Eventually, I HAD to just get that "geez, get off of it" look on my face and ask a few ranters, "really! Did she look that BAD before?!" She gave me one of those, "Y'know! Geez - THANK YOU" looks.
It made a few people eat their words, but the damage had already been done. I'm just glad she didn't bring a date or new boyfriend because that would have just been even more embarrassing...
Cuz it's pretty standard advice to wear a body shaper under a formal gown. It really is not meant to be a commentary on your figure and any flaws you may have - it's simply about starting with the right foundation for a seamless, smooth look! Even women who are size 0's could stand to wear one under a dress. Standard underwear creates bulges and panty lines and such under dresses.
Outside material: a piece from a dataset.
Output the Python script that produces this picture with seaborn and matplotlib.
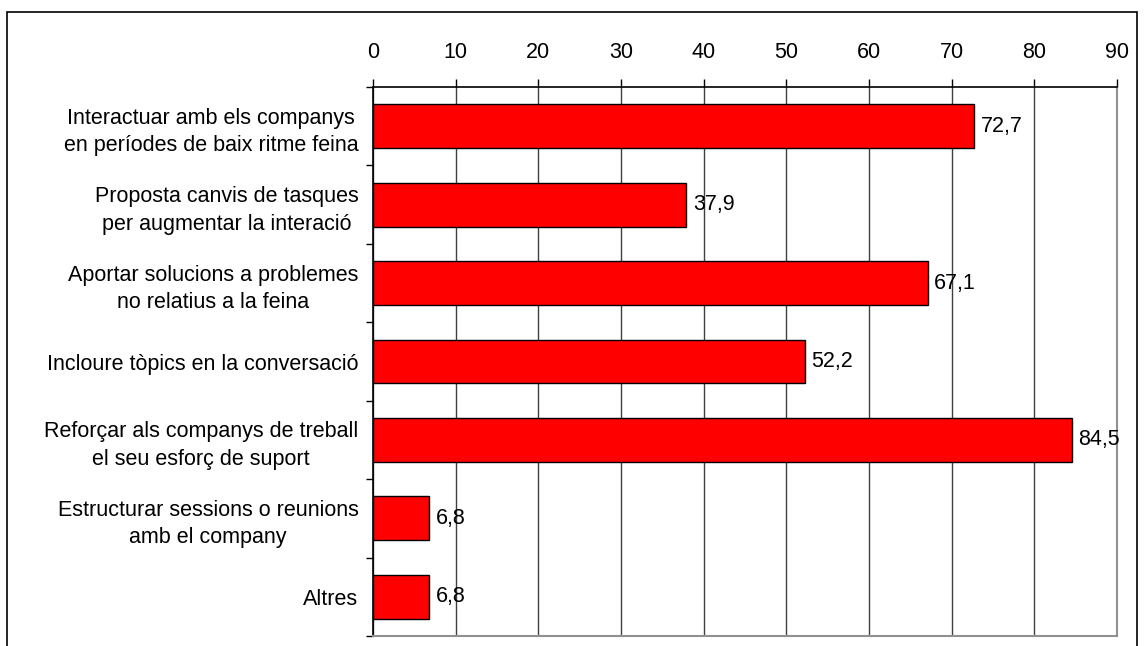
import matplotlib
matplotlib.use("Agg")
import matplotlib.pyplot as plt
import matplotlib.patches as mpatches
from matplotlib.ticker import FixedLocator
import seaborn as sns
import pandas as pd

# dades del gràfic
categories = [
    "Interactuar amb els companys\nen períodes de baix ritme feina",
    "Proposta canvis de tasques\nper augmentar la interació",
    "Aportar solucions a problemes\nno relatius a la feina",
    "Incloure tòpics en la conversació",
    "Reforçar als companys de treball\nel seu esforç de suport",
    "Estructurar sessions o reunions\namb el company",
    "Altres",
]
valors = [72.7, 37.9, 67.1, 52.2, 84.5, 6.8, 6.8]
ticks_x = [0, 10, 20, 30, 40, 50, 60, 70, 80, 90]

df = pd.DataFrame({"categoria": categories, "valor": valors})

sns.set_style("white")
plt.rcParams["font.family"] = ["Liberation Sans", "DejaVu Sans"]
plt.rcParams["text.color"] = "black"
plt.rcParams["xtick.color"] = "black"
plt.rcParams["ytick.color"] = "black"

fs = 15.5

fig = plt.figure(figsize=(11.44, 6.46), dpi=100)
ax = fig.add_axes([373 / 1144, 1 - 636 / 646, (1117 - 373) / 1144, (636 - 87) / 646])

sns.barplot(data=df, x="valor", y="categoria", orient="h", color="#ff0000",
            edgecolor="black", linewidth=1.0, width=0.56, saturation=1, ax=ax, zorder=3)

ax.set_xlim(0, 90)
ax.set_ylim(6.5, -0.5)
ax.set_xticks(ticks_x)
ax.xaxis.tick_top()
ax.tick_params(axis="x", top=True, bottom=False, direction="out", length=6,
               width=1, color="black", labelsize=fs, labelcolor="black", pad=11)
ax.tick_params(axis="y", which="major", left=False, labelsize=fs, labelcolor="black", pad=7)
for lab in ax.get_yticklabels():
    lab.set_multialignment("center")
    lab.set_linespacing(1.4)
ax.yaxis.set_minor_locator(FixedLocator([i - 0.5 for i in range(8)]))
ax.tick_params(axis="y", which="minor", left=True, direction="out", length=5,
               width=1, color="black")
ax.set_xlabel("")
ax.set_ylabel("")
ax.grid(axis="x", color="#404040", linewidth=1, zorder=0)
ax.set_axisbelow(True)

for nom in ["top", "left"]:
    ax.spines[nom].set_color("black")
    ax.spines[nom].set_linewidth(1.2)
for nom in ["right", "bottom"]:
    ax.spines[nom].set_color("#909090")
    ax.spines[nom].set_linewidth(1.5)

for i, v in enumerate(valors):
    ax.text(v + 0.8, i, f"{v:.1f}".replace(".", ","), va="center", ha="left",
            fontsize=fs, color="black", zorder=5)

# marc exterior
marc = mpatches.Rectangle((7 / 1144, -0.05), 1130 / 1144, 1.05 - 12 / 646,
                          transform=fig.transFigure, fill=False,
                          edgecolor="black", linewidth=1.2)
fig.patches.append(marc)

fig.savefig("out.png", dpi=100)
I also want to add that I think sometimes people gain weight because they'd like to disappear into the background and not be noticed. Losing weight can be intimidating because you do stop being invisible, know what I mean? So maybe all these people making compliments are more well-intentioned than you realize, it's just that YOU are feeling awkward adjusting to being not so invisible. Does that make sense?
As for the body shaper - she didn't actually see the dress on me, it was on a hanger when she saw it. If she had said the dress didn't look good on me that would be one thing, but to suggest that when it was on the hanger was a little unneccessary. And you are probaby right about the body shaper - formal dress thing, but this isn't a formal tight dress. The wedding is on the beach and the dress is pretty flowing.
Thanks for everyone's support, I think I just needed to be able to get some of that out =)
Is she married? I ask because when you go to try on bridal gowns, the sales people at the store make a huge pitch to sell you "foundation garments" !!! I remember that they had me try on my dress with and without... to make their point. The girdle-thingie they sold me cost a whopping $150... maybe I was naive, I bought it.
And I've been a bridesmaid in soooo many weddings... and each and every time, I get the same old pitch again. Didn't matter if I had 18% body fat and had been weight lifting, or not. Luckily, I held on to that $150 girdle. :-)
Also a lot of fashion magazines play up the importance of body shapers too. And even Oprah is in on the whole thing! She's had several shows about this topic.
Wow, after reading some of these posts, I feel REALLY bad. I recently saw one of my cousins at a gathering and couldn't get over how great she looked after losing about 30 lbs. Her face looked nicer, along with her body; she actually looked like a different person. I complimented her several times throughout the evening because I couldn't get over how awesome losing 30 lbs made her look. Gosh, I feel so bad after reading one of the above comments that said something like "jeez, did she look that bad before?" Well, before she lost the weight I didn't think she looked bad because I was used to seeing her, and she's always been one to dress well, put her makeup on nicely, do her hair, etc. But I must admit, losing 30 lbs DID make her look better than before. After all, isn't that why we are all trying to lose weight, to look BETTER and feel better than we do now, and to be healthy? I remember when I lost about 20 lbs several years ago my sister-in-law made comments to me over and over throughout the evening at a barbecue. Each time she said something it made me feel better and better, it let me know that all of my hard work was noticable to others and paying off. Even to this day, remembering what an impression I made on her is motivating me to reach my goal.
Sorry so long....just feeling guilty and confused at the same time......
i didnt read anyone elses responses, but i too used to be the fat girl among my friends. im no longer friends with any of them, which is very very sad to me, because the reason we are no longer friends is that as i lost weight, they got meaner and more critical of me. everything i said and did was wrong.
they are pathetic and so are the people doing this to you. they are jealous that you have so much motivation, willpower, and passion. don't let them get to your newfound confidence because it is intimidating them and they dont like it.